Deacon Walter Beyer used deft, sacred brushstrokes
Deacon Walter Beyer, who spent a lifetime masterfully painting church interiors, died Feb. 17 at the age of 98.
A native of Savannah, Georgia, Deacon Beyer grew up in New Orleans and graduated from Alcee Fortier High School.
Deacon Beyer owned and operated Walter L. Beyer Ecclesiastical Artisans for nearly 70 years, specializing in church decoration, and was active in national, regional and local trade associations.
Deacon Beyer carried on a family tradition of decorative painting that he could trace back to his grandfather in Germany in the 19th century. He climbed scaffolding to the highest reaches of many of the city’s historic churches.

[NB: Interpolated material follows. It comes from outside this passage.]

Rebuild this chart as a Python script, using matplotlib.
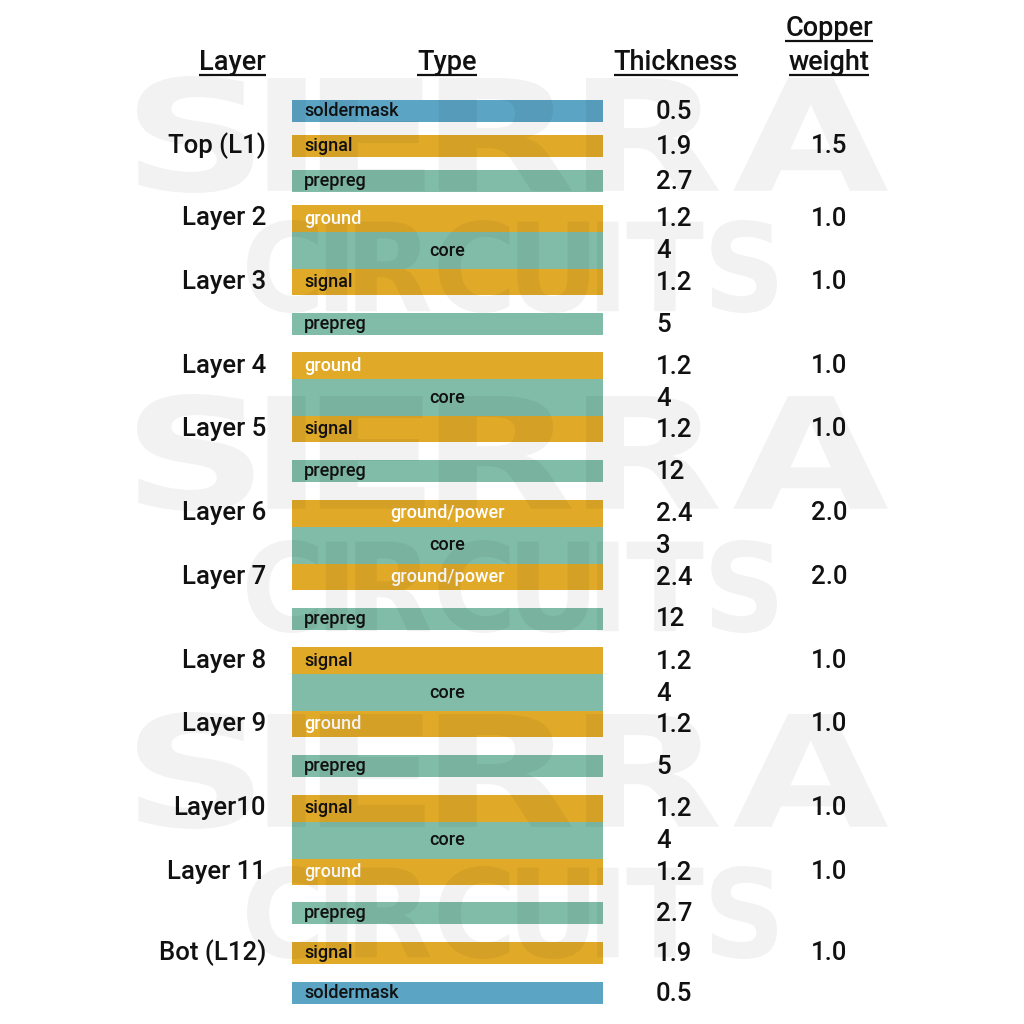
import matplotlib
matplotlib.use("Agg")
import numpy as np
import matplotlib.pyplot as plt
from matplotlib.patches import Rectangle, PathPatch
from matplotlib.textpath import TextPath
from matplotlib.font_manager import FontProperties
from matplotlib.transforms import Affine2D
from matplotlib.path import Path

plt.rcParams['font.family'] = ['Roboto', 'DejaVu Sans']
plt.rcParams['font.weight'] = 'medium'

# ---------------- data ----------------
layer_types = ['soldermask', 'signal', 'prepreg', 'ground', 'core', 'signal', 'prepreg',
               'ground', 'core', 'signal', 'prepreg', 'ground/power', 'core', 'ground/power',
               'prepreg', 'signal', 'core', 'ground', 'prepreg', 'signal', 'core', 'ground',
               'prepreg', 'signal', 'soldermask']
thickness = ['0.5', '1.9', '2.7', '1.2', '4', '1.2', '5', '1.2', '4', '1.2', '12', '2.4', '3',
             '2.4', '12', '1.2', '4', '1.2', '5', '1.2', '4', '1.2', '2.7', '1.9', '0.5']
layer_names = ['', 'Top (L1)', '', 'Layer 2', '', 'Layer 3', '', 'Layer 4', '', 'Layer 5', '',
               'Layer 6', '', 'Layer 7', '', 'Layer 8', '', 'Layer 9', '', 'Layer10', '',
               'Layer 11', '', 'Bot (L12)', '']
copper_weight = ['', '1.5', '', '1.0', '', '1.0', '', '1.0', '', '1.0', '', '2.0', '', '2.0', '',
                 '1.0', '', '1.0', '', '1.0', '', '1.0', '', '1.0', '']
headers = ['Layer', 'Type', 'Thickness', 'Copper\nweight']
watermark_words = ['SIERRA', 'CIRCUITS']

# ---------------- style ----------------
colors = {'soldermask': '#5ba4c3', 'copper': '#e0a928', 'dielectric': '#80bca8'}
white_label = {'ground', 'ground/power'}
centered_label = {'core', 'ground/power'}

fig = plt.figure(figsize=(10.24, 10.24), dpi=100)
ax = fig.add_axes([0, 0, 1, 1])
ax.set_xlim(0, 1024)
ax.set_ylim(1024, 0)
ax.axis('off')

X0, X1 = 292, 603
y = 100.0
n = len(layer_types)
TXT = '#111111'
for i, t in enumerate(layer_types):
    prev_core = i > 0 and layer_types[i - 1] == 'core'
    next_core = i < n - 1 and layer_types[i + 1] == 'core'
    if t == 'core':
        h = 37
    elif next_core:
        h = 27
    elif prev_core:
        h = 26
    else:
        h = 22
    if i > 0 and t != 'core' and not prev_core:
        y += 13 if i <= 3 else 17.7
    if t == 'soldermask':
        c = colors['soldermask']
    elif t in ('prepreg', 'core'):
        c = colors['dielectric']
    else:
        c = colors['copper']
    ax.add_patch(Rectangle((X0, y), X1 - X0, h, facecolor=c, edgecolor='none', zorder=2))
    yc = y + h / 2
    tc = 'white' if t in white_label else TXT
    if t in centered_label:
        ax.text((X0 + X1) / 2, yc, t, ha='center', va='center', fontsize=13, color=tc, zorder=3)
    else:
        ax.text(304, yc, t, ha='left', va='center', fontsize=13, color=tc, zorder=3)
    ax.text(656, yc + 1, thickness[i], ha='left', va='center', fontsize=18.5, color=TXT, zorder=3)
    if copper_weight[i]:
        ax.text(829, yc, copper_weight[i], ha='center', va='center', fontsize=18.5, color=TXT, zorder=3)
    if layer_names[i]:
        ax.text(266, yc, layer_names[i], ha='right', va='center', fontsize=18.5, color=TXT, zorder=3)
    y += h

# headers with underline
hdr_specs = [(headers[0], 266, 62, 'right'), (headers[1], 447, 62, 'center'),
             (headers[2], 676, 62, 'center')]
cw = headers[3].split('\n')
hdr_specs += [(cw[0], 829, 28, 'center'), (cw[1], 829, 62, 'center')]
htexts = []
for s, hx, hy, ha in hdr_specs:
    htexts.append(ax.text(hx, hy, s, ha=ha, va='center', fontsize=19.5, color=TXT, zorder=3))
fig.canvas.draw()
r = fig.canvas.get_renderer()
inv = ax.transData.inverted()
for tx, (s, hx, hy, ha) in zip(htexts, hdr_specs):
    bb = tx.get_window_extent(renderer=r)
    (xa, _), (xb, _) = inv.transform([(bb.x0, bb.y0), (bb.x1, bb.y0)])
    ax.plot([xa, xb], [hy + 12.5, hy + 12.5], color=TXT, lw=1.6, solid_capstyle='butt', zorder=3)


# watermark (letters packed tightly, then fitted to a box)
def _bounds(path):
    v = path.vertices
    c = path.codes
    m = np.ones(len(v), bool) if c is None else (c != Path.CLOSEPOLY) & (c != Path.STOP)
    v = v[m]
    return v[:, 0].min(), v[:, 1].min(), v[:, 0].max(), v[:, 1].max()


def watermark(word, x0, x1, ytop, ybot):
    fp = FontProperties(family='DejaVu Sans', weight='bold')
    verts, codes = [], []
    cursor = 0.0
    for ch in word:
        tp = TextPath((0, 0), ch, size=1, prop=fp)
        bx0, by0, bx1, by1 = _bounds(tp)
        shifted = Affine2D().translate(cursor - bx0, 0).transform_path(tp)
        verts.append(shifted.vertices)
        codes.append(shifted.codes)
        cursor += (bx1 - bx0) + 0.07
    full = Path(np.concatenate(verts), np.concatenate(codes))
    bx0, by0, bx1, by1 = _bounds(full)
    tr = (Affine2D().translate(-bx0, -by0)
          .scale((x1 - x0) / (bx1 - bx0), -(ybot - ytop) / (by1 - by0))
          .translate(x0, ybot))
    ax.add_patch(PathPatch(tr.transform_path(full), facecolor='black', edgecolor='none',
                           alpha=0.05, zorder=5))


for top_s, top_c in ((76, 220), (394, 540), (712, 866)):
    watermark(watermark_words[0], 137, 888, top_s, top_s + 117)
    watermark(watermark_words[1], 247, 777, top_c, top_c + 93)

fig.savefig('out.png', dpi=100, facecolor='white')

Some of his prized work included St. Louis Cathedral, St. John the Baptist, Our Lady of Guadalupe, Holy Name of Mary, St. Anthony of Padua, St. Henry, St. Theresa of Avila and St. Agnes in Jefferson. He also painted several New Orleans synagogues, including Temple Sinai.
He started his painting craft as a teenager in 1934 and established his own painting contracting business in 1946 after returning from WWII, where he had served on U.S. Navy submarines.

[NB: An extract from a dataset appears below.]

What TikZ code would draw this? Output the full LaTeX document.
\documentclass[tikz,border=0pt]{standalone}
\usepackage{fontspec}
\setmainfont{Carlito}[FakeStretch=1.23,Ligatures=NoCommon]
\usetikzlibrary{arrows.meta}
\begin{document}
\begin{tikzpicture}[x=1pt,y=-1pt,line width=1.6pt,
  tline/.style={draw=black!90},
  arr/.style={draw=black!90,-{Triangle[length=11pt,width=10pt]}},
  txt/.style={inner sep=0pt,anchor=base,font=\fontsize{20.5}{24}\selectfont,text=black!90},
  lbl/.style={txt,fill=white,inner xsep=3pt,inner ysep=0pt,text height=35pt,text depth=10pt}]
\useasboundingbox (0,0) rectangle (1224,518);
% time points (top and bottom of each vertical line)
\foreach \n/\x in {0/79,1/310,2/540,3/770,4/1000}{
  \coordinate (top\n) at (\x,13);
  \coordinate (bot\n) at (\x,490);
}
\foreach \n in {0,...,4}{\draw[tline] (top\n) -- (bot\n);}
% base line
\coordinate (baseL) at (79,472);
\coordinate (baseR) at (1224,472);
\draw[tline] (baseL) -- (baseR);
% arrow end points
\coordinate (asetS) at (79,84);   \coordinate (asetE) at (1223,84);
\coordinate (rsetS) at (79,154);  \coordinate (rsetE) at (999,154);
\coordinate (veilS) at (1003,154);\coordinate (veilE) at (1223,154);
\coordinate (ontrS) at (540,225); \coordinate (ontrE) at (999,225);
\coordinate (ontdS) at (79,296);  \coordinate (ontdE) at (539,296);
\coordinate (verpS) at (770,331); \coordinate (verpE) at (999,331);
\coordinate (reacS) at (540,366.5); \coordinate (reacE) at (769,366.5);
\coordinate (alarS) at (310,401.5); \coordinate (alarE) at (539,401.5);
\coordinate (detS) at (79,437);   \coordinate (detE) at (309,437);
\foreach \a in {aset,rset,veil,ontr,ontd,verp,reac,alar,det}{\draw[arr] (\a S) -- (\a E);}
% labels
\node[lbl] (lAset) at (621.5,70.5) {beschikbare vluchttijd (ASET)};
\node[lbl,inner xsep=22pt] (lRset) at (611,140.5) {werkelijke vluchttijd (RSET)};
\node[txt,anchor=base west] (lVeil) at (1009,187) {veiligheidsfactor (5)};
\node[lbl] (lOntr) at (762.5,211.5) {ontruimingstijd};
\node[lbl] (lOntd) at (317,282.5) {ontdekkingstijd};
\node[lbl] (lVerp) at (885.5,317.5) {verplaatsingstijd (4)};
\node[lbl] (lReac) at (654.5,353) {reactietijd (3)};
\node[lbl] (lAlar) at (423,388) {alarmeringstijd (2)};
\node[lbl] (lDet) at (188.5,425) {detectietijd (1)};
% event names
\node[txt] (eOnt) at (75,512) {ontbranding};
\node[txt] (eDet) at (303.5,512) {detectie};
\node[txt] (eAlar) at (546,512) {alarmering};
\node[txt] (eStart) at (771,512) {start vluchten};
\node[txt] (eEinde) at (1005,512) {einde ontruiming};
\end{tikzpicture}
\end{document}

Deacon Beyer once joked that in the Navy he was advised, “If it doesn’t move, paint it.”
For nearly 40 years, he ministered at Mater Dolorosa Church in New Orleans. He was ordained to the permanent diaconate in 1983.
Deacon Beyer was the son of the late George Louis and Gertrude Coby Beyer; husband of the late Ina King Beyer; brother of the late George E. Beyer; father of Ina Pittman, Mark Beyer (Ellen), Sylvia Beyer and the late Judith Beyer. He had four grandchildren and one great granddaughter.
His funeral Mass was celebrated Feb. 22 at St. Edward the Confessor Church in Metairie. Interment was private.